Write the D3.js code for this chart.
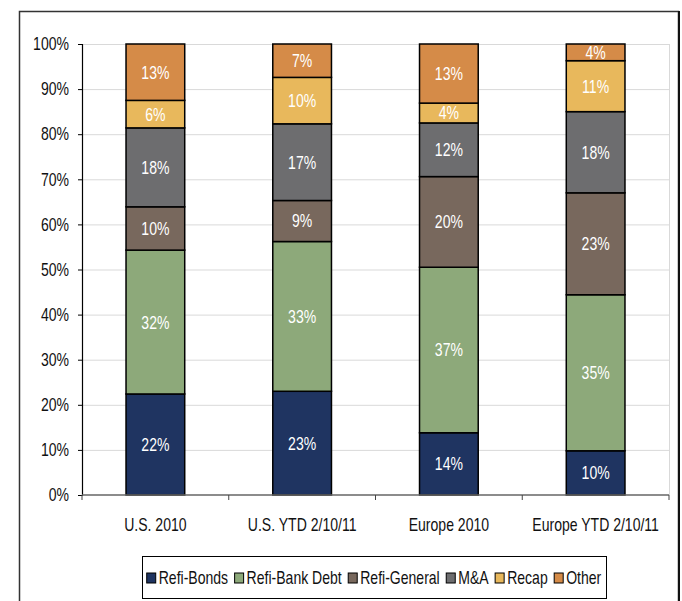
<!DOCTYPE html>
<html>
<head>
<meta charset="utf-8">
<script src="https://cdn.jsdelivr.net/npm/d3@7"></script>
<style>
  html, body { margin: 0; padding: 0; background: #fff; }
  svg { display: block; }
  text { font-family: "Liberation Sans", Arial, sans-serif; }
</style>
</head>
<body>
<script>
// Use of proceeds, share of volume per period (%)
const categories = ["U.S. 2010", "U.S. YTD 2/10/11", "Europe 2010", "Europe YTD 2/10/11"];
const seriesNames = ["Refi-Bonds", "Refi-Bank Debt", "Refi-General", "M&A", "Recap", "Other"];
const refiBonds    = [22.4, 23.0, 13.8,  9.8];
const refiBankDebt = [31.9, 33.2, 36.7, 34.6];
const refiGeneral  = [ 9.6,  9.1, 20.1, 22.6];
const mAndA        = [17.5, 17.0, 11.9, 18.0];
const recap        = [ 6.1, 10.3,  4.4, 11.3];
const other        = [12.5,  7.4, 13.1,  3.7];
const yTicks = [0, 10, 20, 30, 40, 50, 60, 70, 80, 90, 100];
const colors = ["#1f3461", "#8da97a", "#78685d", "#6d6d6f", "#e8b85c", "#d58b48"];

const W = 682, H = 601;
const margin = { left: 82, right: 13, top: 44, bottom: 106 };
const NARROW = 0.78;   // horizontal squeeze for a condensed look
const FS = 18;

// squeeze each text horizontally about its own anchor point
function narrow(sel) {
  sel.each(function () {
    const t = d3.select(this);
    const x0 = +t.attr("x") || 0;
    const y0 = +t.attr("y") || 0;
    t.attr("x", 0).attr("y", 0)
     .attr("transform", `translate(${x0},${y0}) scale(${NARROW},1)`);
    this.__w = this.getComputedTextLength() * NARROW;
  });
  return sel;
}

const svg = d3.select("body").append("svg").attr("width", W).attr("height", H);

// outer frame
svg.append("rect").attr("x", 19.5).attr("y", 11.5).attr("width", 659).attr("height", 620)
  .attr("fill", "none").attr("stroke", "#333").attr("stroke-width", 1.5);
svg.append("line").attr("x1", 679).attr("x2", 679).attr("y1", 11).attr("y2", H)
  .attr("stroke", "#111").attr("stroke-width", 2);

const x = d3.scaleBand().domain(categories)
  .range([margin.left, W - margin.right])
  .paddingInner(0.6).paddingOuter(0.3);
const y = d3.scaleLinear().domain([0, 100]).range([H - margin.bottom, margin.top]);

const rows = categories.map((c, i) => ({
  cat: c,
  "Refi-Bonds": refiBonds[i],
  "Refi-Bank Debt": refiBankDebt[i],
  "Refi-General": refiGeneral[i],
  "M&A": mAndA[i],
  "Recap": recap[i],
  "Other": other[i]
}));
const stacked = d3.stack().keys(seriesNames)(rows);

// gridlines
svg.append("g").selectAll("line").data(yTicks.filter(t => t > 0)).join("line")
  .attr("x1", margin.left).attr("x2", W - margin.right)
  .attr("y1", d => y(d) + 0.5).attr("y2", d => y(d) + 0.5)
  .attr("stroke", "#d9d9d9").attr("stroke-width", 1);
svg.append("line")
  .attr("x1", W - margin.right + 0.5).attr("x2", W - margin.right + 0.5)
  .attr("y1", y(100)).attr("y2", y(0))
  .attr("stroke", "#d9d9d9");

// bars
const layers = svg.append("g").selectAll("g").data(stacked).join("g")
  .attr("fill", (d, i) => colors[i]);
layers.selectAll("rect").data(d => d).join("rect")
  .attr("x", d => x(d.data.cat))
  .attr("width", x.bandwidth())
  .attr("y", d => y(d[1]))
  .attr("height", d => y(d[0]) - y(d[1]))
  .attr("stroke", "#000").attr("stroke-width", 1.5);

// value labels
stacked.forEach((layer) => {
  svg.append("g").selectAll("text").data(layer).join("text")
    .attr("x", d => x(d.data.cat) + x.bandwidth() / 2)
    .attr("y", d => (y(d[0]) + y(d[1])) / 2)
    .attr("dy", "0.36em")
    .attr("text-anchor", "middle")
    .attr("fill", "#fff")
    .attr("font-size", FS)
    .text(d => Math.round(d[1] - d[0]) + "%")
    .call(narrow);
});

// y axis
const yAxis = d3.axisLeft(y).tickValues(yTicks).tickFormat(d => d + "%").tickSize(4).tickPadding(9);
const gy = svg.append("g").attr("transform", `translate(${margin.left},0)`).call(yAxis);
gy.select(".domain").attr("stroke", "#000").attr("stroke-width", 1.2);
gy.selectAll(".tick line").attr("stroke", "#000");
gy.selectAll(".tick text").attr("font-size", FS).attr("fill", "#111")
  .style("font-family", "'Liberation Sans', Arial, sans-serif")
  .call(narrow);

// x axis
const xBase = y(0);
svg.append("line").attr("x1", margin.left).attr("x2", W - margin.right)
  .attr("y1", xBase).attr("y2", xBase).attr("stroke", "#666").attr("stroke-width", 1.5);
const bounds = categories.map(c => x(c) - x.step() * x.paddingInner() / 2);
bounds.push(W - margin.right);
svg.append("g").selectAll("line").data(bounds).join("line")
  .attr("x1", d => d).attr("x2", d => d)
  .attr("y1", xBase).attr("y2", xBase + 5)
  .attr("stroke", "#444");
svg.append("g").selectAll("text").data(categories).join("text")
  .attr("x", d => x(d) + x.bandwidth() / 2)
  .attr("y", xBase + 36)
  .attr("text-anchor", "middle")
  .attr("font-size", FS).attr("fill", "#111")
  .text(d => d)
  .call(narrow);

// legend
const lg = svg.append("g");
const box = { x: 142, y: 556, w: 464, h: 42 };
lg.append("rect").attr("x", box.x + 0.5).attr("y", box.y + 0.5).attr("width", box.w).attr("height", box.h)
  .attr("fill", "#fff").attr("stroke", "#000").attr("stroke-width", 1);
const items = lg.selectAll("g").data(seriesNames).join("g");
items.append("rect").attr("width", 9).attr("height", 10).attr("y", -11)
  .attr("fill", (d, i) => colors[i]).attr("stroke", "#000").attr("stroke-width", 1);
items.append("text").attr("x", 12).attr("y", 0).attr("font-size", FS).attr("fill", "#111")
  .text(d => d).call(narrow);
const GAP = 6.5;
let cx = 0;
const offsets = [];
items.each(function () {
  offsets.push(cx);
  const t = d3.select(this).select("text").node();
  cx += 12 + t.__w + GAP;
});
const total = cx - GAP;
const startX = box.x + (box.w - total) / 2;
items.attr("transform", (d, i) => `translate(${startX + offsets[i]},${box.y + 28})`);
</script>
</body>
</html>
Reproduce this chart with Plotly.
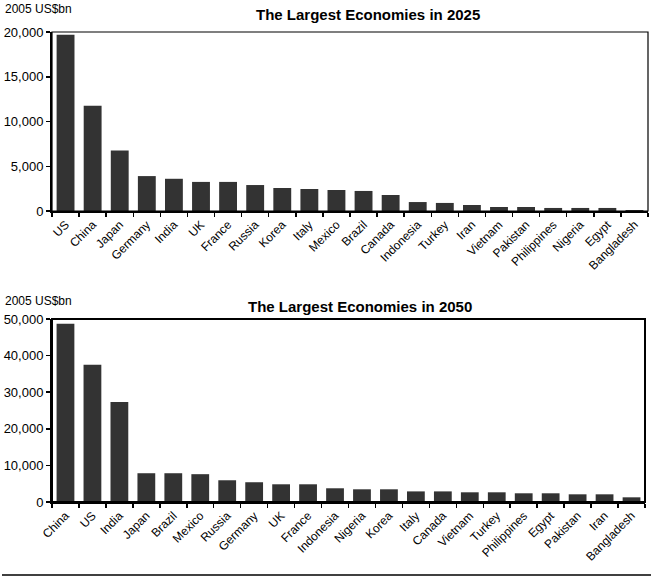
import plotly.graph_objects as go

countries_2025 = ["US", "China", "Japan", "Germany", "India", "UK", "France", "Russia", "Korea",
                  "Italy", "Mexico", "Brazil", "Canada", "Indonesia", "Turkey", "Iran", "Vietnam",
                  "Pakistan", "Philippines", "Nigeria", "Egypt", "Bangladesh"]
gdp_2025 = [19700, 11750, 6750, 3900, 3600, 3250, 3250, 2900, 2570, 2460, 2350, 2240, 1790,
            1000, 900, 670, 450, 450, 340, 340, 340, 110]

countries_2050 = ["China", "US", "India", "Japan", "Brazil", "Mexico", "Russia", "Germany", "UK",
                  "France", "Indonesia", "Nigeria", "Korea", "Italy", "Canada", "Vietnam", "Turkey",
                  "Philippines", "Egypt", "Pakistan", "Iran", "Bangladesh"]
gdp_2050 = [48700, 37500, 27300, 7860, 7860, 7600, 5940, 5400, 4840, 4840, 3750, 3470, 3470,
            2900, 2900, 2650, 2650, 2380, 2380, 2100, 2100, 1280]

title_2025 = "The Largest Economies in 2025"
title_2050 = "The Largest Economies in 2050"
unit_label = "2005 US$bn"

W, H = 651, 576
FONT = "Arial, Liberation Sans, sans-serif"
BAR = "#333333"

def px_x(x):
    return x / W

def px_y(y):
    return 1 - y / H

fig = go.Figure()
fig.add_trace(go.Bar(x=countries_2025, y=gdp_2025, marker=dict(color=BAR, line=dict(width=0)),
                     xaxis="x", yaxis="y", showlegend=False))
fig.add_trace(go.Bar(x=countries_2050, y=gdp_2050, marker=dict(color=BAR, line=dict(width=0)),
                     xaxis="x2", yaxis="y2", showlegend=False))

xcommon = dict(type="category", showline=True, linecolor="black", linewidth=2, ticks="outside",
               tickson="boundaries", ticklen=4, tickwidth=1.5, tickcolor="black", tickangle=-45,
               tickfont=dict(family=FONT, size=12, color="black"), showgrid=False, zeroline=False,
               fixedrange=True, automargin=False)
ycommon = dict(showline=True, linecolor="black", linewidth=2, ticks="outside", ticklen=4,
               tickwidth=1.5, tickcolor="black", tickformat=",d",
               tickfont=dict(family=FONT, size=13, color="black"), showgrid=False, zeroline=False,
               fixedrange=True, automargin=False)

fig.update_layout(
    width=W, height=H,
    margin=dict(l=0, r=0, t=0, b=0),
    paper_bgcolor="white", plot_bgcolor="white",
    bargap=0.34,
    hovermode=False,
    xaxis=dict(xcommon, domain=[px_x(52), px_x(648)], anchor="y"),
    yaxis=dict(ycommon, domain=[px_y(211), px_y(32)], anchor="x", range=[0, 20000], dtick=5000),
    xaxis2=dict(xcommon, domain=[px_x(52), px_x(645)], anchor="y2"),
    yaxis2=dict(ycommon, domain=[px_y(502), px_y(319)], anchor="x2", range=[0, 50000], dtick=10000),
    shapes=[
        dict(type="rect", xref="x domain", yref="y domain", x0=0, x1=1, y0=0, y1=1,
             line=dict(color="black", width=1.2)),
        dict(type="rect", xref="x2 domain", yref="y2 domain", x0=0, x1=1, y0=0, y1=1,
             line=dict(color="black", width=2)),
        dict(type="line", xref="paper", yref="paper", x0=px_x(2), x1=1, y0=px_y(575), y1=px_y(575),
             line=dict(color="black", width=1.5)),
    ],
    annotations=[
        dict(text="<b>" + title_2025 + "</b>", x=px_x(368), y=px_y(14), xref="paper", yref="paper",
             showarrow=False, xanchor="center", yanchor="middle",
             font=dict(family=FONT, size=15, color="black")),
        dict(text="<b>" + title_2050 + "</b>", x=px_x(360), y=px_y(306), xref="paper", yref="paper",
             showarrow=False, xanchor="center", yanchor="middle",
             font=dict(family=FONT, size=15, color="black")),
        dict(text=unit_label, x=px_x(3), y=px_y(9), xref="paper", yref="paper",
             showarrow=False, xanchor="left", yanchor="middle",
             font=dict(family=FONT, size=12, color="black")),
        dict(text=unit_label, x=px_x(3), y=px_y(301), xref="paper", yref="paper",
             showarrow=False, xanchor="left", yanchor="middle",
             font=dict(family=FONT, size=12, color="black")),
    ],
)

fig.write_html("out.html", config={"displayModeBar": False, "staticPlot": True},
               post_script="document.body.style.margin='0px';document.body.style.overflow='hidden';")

### Aim
Without the pictures, give again exactly the lines above starting at the line containing "Reproduce this chart with Plotly." and ending at the line containing "1000, 900, 670, 450, 450, 340, 340, 340, 110]".

### Expected answer
Reproduce this chart with Plotly.
import plotly.graph_objects as go

countries_2025 = ["US", "China", "Japan", "Germany", "India", "UK", "France", "Russia", "Korea",
                  "Italy", "Mexico", "Brazil", "Canada", "Indonesia", "Turkey", "Iran", "Vietnam",
                  "Pakistan", "Philippines", "Nigeria", "Egypt", "Bangladesh"]
gdp_2025 = [19700, 11750, 6750, 3900, 3600, 3250, 3250, 2900, 2570, 2460, 2350, 2240, 1790,
            1000, 900, 670, 450, 450, 340, 340, 340, 110]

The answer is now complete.